Berke (Ben Foster) is the average, slightly bookish high-schooler whose girlfriend Allison (Melissa Sagemiller) dumps him suddenly and without provocation. She doesn’t have another beau in mind; she’s just bored and wants to move on.

Berke, however, does not want to move on. When he sees Allison getting cozy with Striker (Shane West), the boy-band singer who has just moved into their school after touring the world with the Swingtown Lads, he becomes desperate to win her back. Since Allison and Striker (the “Backstreet B****,” Berke calls him) are both auditioning for the school’s Shakespeare play, he decides to audition, too.

He doesn’t have a clue about Shakespeare, though, so he gets help from Kelly (Kirsten Dunst), the year-younger sister of his best friend Felix (Colin West). Felix doesn’t like the idea of anyone having the hots for his sister, so he watches the situation carefully — but despite Kelly’s increasing attraction to her brother’s friend, Berke shows no interest in her. He just wants Allison back.

The school play is “A Midsummer Night’s Rockin’ Eve,” which is an awful musical version of “A Midsummer Night’s Dream” penned by the school’s starry-eyed drama teacher, Dr. Desmond Forrest-Oates (Martin Short; think Corky St. Clair in “Waiting for Guffman”). Explanations of the play’s plot let the layperson understand that its romantic entanglements closely resemble the Allison/Striker/Berke/Kelly situation. Berke, who can’t sing (his audition consists of him butchering the jingle from the Big Red chewing gum commercials), gets a minor role, but since this is a movie that revels in its own predictability, you know it’s only a matter of time before one of the leads drops out and Berke has to take his place.

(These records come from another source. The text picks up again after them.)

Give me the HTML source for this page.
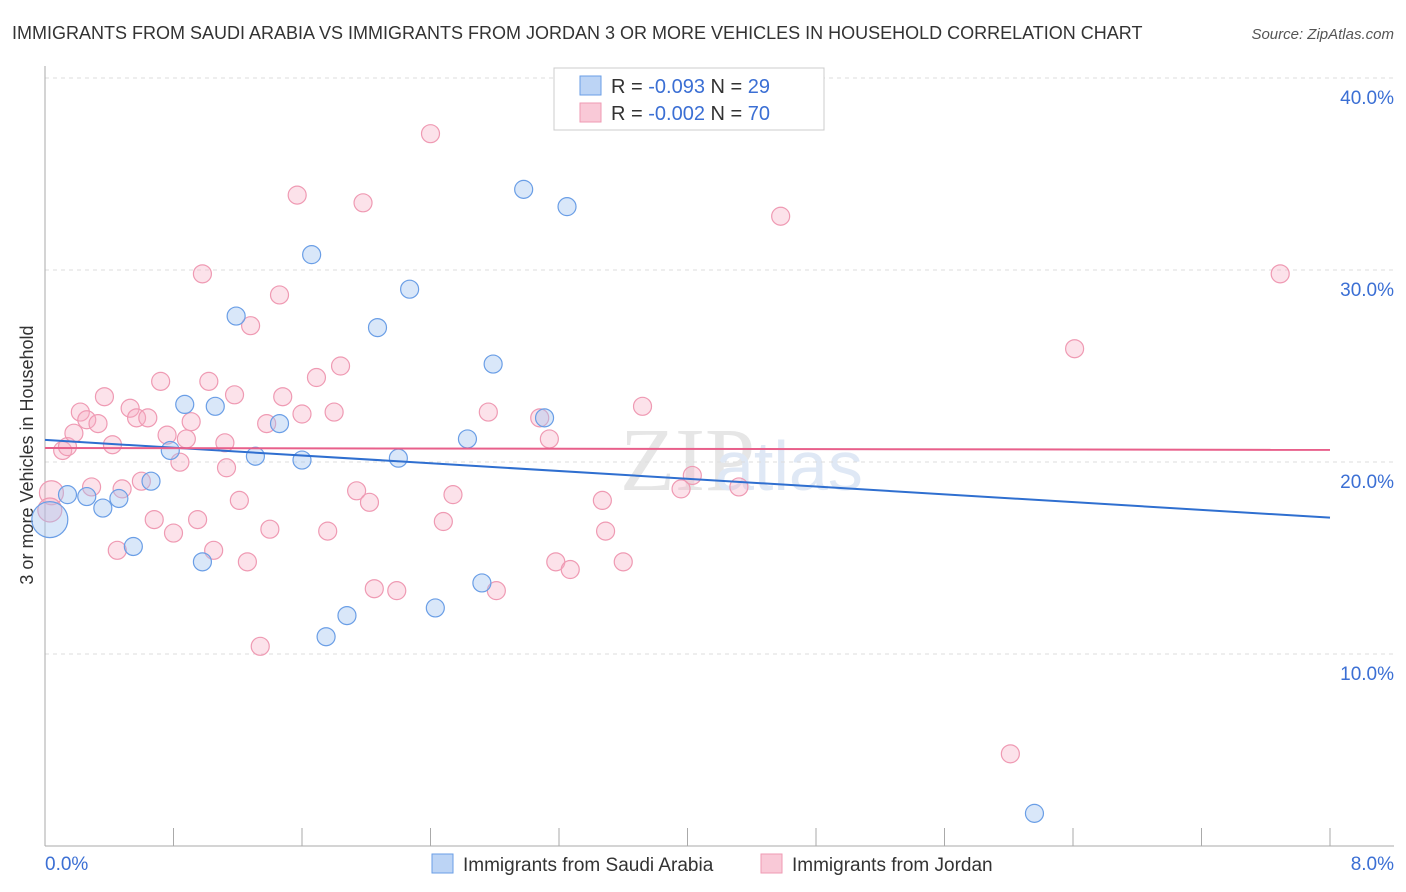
<!DOCTYPE html>
<html><head><meta charset="utf-8"><style>
body{margin:0;background:#fff;font-family:"Liberation Sans",sans-serif;}
svg{display:block}
</style></head><body>
<svg id="chart" width="1406" height="892">
<text x="12" y="39" font-size="18" fill="#333">IMMIGRANTS FROM SAUDI ARABIA VS IMMIGRANTS FROM JORDAN 3 OR MORE VEHICLES IN HOUSEHOLD CORRELATION CHART</text>
<text x="1394" y="39" font-size="15" fill="#555" font-style="italic" text-anchor="end">Source: ZipAtlas.com</text>
<text transform="translate(33,455) rotate(-90)" font-size="18" fill="#333" text-anchor="middle">3 or more Vehicles in Household</text>
<text x="620" y="490" font-size="90" fill="#e6e6e6" font-family="Liberation Serif">ZIP</text>
<text x="715" y="490" font-size="70" fill="#dfe8f5">atlas</text>
<g id="grid"></g><g id="axes"></g><g id="pts"></g><g id="lines"></g>
<g>
<rect x="554" y="68" width="270" height="62" fill="#fff" stroke="#ccc"/>
<rect x="580" y="76" width="21" height="19" fill="#bcd4f5" stroke="#6a9ee6"/>
<rect x="580" y="103" width="21" height="19" fill="#f9c9d7" stroke="#ef9ab3"/>
<text x="611" y="93" font-size="20" fill="#333">R = <tspan fill="#3b6fd4">-0.093</tspan>   N = <tspan fill="#3b6fd4">29</tspan></text>
<text x="611" y="120" font-size="20" fill="#333">R = <tspan fill="#3b6fd4">-0.002</tspan>   N = <tspan fill="#3b6fd4">70</tspan></text>
</g>
<g>
<rect x="432" y="854" width="21" height="19" fill="#bcd4f5" stroke="#6a9ee6"/>
<text x="463" y="871" font-size="19" fill="#333">Immigrants from Saudi Arabia</text>
<rect x="761" y="854" width="21" height="19" fill="#f9c9d7" stroke="#ef9ab3"/>
<text x="792" y="871" font-size="19" fill="#333">Immigrants from Jordan</text>
</g>
</svg>
<script>
const yTicks=[10,20,30,40];
const xTickLabels=["0.0%","8.0%"];
const blueX=[0.03,0.14,0.26,0.36,0.46,0.55,0.66,0.78,0.87,0.98,1.06,1.19,1.31,1.46,1.60,1.66,1.75,1.88,2.07,2.20,2.27,2.43,2.63,2.72,2.79,2.98,3.11,3.25,6.16];
const blueY=[17.0,18.3,18.2,17.6,18.1,15.6,19.0,20.6,23.0,14.8,22.9,27.6,20.3,22.0,20.1,30.8,10.9,12.0,27.0,20.2,29.0,12.4,21.2,13.7,25.1,34.2,22.3,33.3,1.7];
const blueR=[18,9,9,9,9,9,9,9,9,9,9,9,9,9,9,9,9,9,9,9,9,9,9,9,9,9,9,9,9];
const pinkX=[0.04,0.03,0.11,0.14,0.18,0.22,0.26,0.33,0.29,0.37,0.42,0.45,0.48,0.53,0.57,0.60,0.64,0.68,0.72,0.76,0.80,0.84,0.88,0.91,0.95,0.98,1.02,1.05,1.12,1.13,1.18,1.21,1.26,1.28,1.34,1.38,1.40,1.46,1.48,1.57,1.60,1.69,1.76,1.80,1.84,1.94,1.98,2.02,2.05,2.19,2.40,2.48,2.54,2.76,2.81,3.08,3.14,3.18,3.27,3.47,3.49,3.60,3.72,3.96,4.03,4.32,4.58,6.01,6.41,7.69];
const pinkY=[18.4,17.5,20.6,20.8,21.5,22.6,22.2,22.0,18.7,23.4,20.9,15.4,18.6,22.8,22.3,19.0,22.3,17.0,24.2,21.4,16.3,19.99,21.2,22.1,17.0,29.8,24.2,15.4,21.0,19.7,23.5,18.0,14.8,27.1,10.4,22.0,16.5,28.7,23.4,33.9,22.5,24.4,16.4,22.6,25.0,18.5,33.5,17.9,13.4,13.3,37.1,16.9,18.3,22.6,13.3,22.3,21.2,14.8,14.4,18.0,16.4,14.8,22.9,18.6,19.3,18.7,32.8,4.8,25.9,29.8];
const pinkR=pinkX.map((v,i)=>i<2?12:9);
const blueLine=[21.15,17.1];
const pinkLine=[20.73,20.63];
const X0=45,X1=1330,Y0=846;
const sx=v=>X0+(v/8)*(X1-X0);
const sy=v=>Y0-v*19.2;
const NS="http://www.w3.org/2000/svg";
function mk(t,a,p){const e=document.createElementNS(NS,t);for(const k in a)e.setAttribute(k,a[k]);p.appendChild(e);return e;}
const grid=document.getElementById('grid'),axes=document.getElementById('axes'),pts=document.getElementById('pts'),lines=document.getElementById('lines');
yTicks.forEach(t=>{
 const l=mk('line',{x1:X0,x2:1394,y1:sy(t),y2:sy(t),stroke:'#ddd','stroke-dasharray':'4,4'},grid);
 
 
 const tx=mk('text',{x:1394,y:sy(t)+26,'font-size':19,fill:'#3b6fd4','text-anchor':'end'},axes);
 tx.textContent=t.toFixed(1)+'%';
 
 
});
const yl=mk('line',{x1:X0,x2:X0,y1:66,y2:Y0,stroke:'#aaa'},axes);


const xl=mk('line',{x1:X0,x2:1394,y1:Y0,y2:Y0,stroke:'#aaa'},axes);


for(let i=0;i<=10;i++){
 const t=mk('line',{x1:sx(i*0.8),x2:sx(i*0.8),y1:828,y2:Y0,stroke:'#aaa'},axes);
 
 
}
[[0,'start',45],[1,'end',1394]].forEach(([i,a,x])=>{
 const t=mk('text',{x:x,y:870,'font-size':19,fill:'#3b6fd4','text-anchor':a},axes);
 t.textContent=xTickLabels[i];
 
 
});
pinkX.forEach((v,i)=>{
 const c=mk('circle',{cx:sx(v),cy:sy(pinkY[i]),r:pinkR[i],fill:'rgba(246,172,196,0.35)',stroke:'#ef9ab3','stroke-width':1.2},pts);
 
 
});
blueX.forEach((v,i)=>{
 const c=mk('circle',{cx:sx(v),cy:sy(blueY[i]),r:blueR[i],fill:'rgba(160,195,240,0.4)',stroke:'#6a9ee6','stroke-width':1.2},pts);
 
 
});
const bl=mk('line',{x1:X0,x2:X1,y1:sy(blueLine[0]),y2:sy(blueLine[1]),stroke:'#2f6fd0','stroke-width':2},lines);


const pl=mk('line',{x1:X0,x2:X1,y1:sy(pinkLine[0]),y2:sy(pinkLine[1]),stroke:'#e8608b','stroke-width':2},lines);


</script>
</body></html>
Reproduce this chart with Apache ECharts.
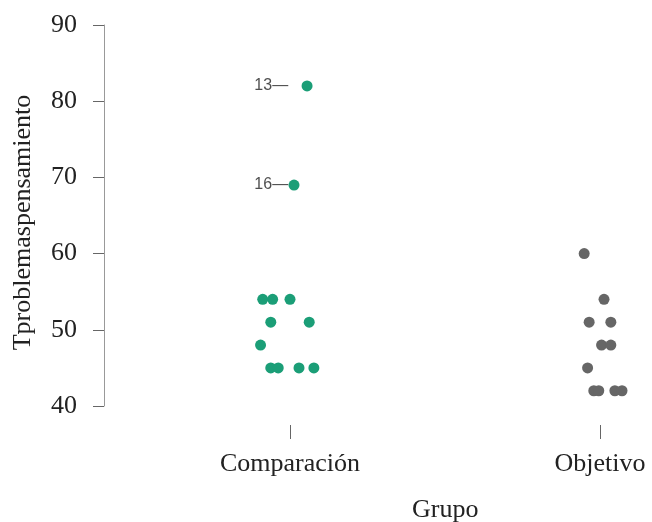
<!DOCTYPE html>
<html>
<head>
<meta charset="utf-8">
<script src="https://cdn.jsdelivr.net/npm/echarts@6/dist/echarts.min.js"></script>
<style>
  html, body { margin: 0; padding: 0; background: #fff; }
  #main { width: 652px; height: 522px; }
</style>
</head>
<body>
<div id="main"></div>
<script>
// grupos y sus posiciones en el eje x
var groups = ['Comparación', 'Objetivo']
var groupPos = [1, 2]

// valores y desplazamiento horizontal (jitter)
var comparacionValues = [82, 69, 54, 54, 54, 51, 51, 48, 45, 45, 45, 45]
var comparacionJitter = [0.055, 0.013, -0.088, -0.056, 0.0, -0.062, 0.062, -0.095, -0.062, -0.038, 0.029, 0.077]
var objetivoValues = [60, 54, 51, 51, 48, 48, 45, 42, 42, 42, 42]
var objetivoJitter = [-0.051, 0.013, -0.035, 0.035, 0.005, 0.035, -0.040, -0.020, -0.004, 0.048, 0.071]

// etiquetas de casos atípicos
var outlierIds = ['13', '16']
var outlierValues = [82, 69]

var yTicks = [40, 50, 60, 70, 80, 90]

var serif = '"Liberation Serif", "Times New Roman", serif'

function toPoints(pos, values, jitter) {
  return values.map(function (v, i) { return [pos + jitter[i], v] })
}

var chartDom = document.getElementById('main')
var myChart = echarts.init(chartDom)

var option = {
  animation: false,
  grid: {
    left: 104,
    right: 5.5,
    top: 25,
    bottom: 116,
    outerBoundsMode: 'none',
  },
  xAxis: {
    type: 'value',
    min: 0.4,
    max: 2.15,
    offset: 19,
    name: 'Grupo',
    nameLocation: 'middle',
    nameGap: 72,
    // centrado entre los dos grupos, como en el original
    nameTextStyle: { fontFamily: serif, fontSize: 26, color: '#222', padding: [0, 0, 0, 140] },
    axisLine: { show: false },
    splitLine: { show: false },
    axisTick: {
      show: true,
      length: 14,
      customValues: groupPos,
      lineStyle: { color: '#666', width: 1 },
    },
    axisLabel: {
      customValues: groupPos,
      margin: 26,
      fontFamily: serif,
      fontSize: 26,
      color: '#222',
      formatter: function (v) {
        return groups[groupPos.indexOf(v)]
      },
    },
  },
  yAxis: {
    type: 'value',
    min: 40,
    max: 90,
    interval: 10,
    name: 'Tproblemaspensamiento',
    nameLocation: 'middle',
    nameGap: 68,
    nameTextStyle: { fontFamily: serif, fontSize: 26, color: '#222', padding: [0, 14, 0, 0] },
    axisLine: { show: true, lineStyle: { color: '#999', width: 1 } },
    axisTick: { show: true, length: 11, lineStyle: { color: '#666', width: 1 } },
    splitLine: { show: false },
    axisLabel: {
      customValues: yTicks,
      margin: 27,
      fontFamily: serif,
      fontSize: 26,
      color: '#222',
    },
  },
  series: [
    {
      type: 'scatter',
      symbolSize: 11,
      itemStyle: { color: '#1b9e77', opacity: 1 },
      data: toPoints(groupPos[0], comparacionValues, comparacionJitter),
    },
    {
      type: 'scatter',
      symbolSize: 11,
      itemStyle: { color: '#666666', opacity: 1 },
      data: toPoints(groupPos[1], objetivoValues, objetivoJitter),
    },
    {
      // etiquetas de los atípicos, a la izquierda del grupo
      type: 'scatter',
      symbolSize: 0,
      silent: true,
      data: outlierValues.map(function (v, i) {
        return { value: [groupPos[0] - 0.006, v], name: outlierIds[i] }
      }),
      label: {
        show: true,
        position: 'left',
        distance: 0,
        formatter: '{b}—',
        fontFamily: '"Liberation Sans", Arial, sans-serif',
        fontSize: 16,
        color: '#222',
      },
    },
  ],
}

option && myChart.setOption(option)
</script>
</body>
</html>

Director Tommy O’Haver has a highly visual style that leads to several amusing moments. A long tracking shot of a just-dumped Berke walking down the street as townspeople join in a well-choreographed dance number set to Captain & Tennille’s “Love Will Keep Us Together” suggests a more ambitious attitude than most films of this genre are afforded.

The film’s music should be noted, too. (Yes, one-hit wonder Sisqo has a role as one of Berke’s friends, and sings the film’s closing-credits number with Vitamin C. But we’re not mentioning that, because it’s irrelevant.) The songs in “A Midsummer Night’s Rockin’ Eve,” written by “South Park’s” Marc Shaiman, are quite funny, ranging in style from a “Grease”-like opening number to a boy-band-inspired ode to the play’s beauteous Hermia.

Where the film suffers is in its insistence on being crude. Someone vomits into the punch bowl at a party, which is bad enough, but then someone has to accidentally drink it, too. An over-sexed dog keep turning up as well. A scene at a strip club is the most egregious, though, as it commits the heinous crime of not being funny.

No one’s saying “Get Over It” is any great stroke of genius, and it’s nowhere near as sassy or clever as the best teen films. But for what it is, it’s extremely funny.

B+ (; PG-13, frequent profanity and vulgarity, some non-sexual nudity.)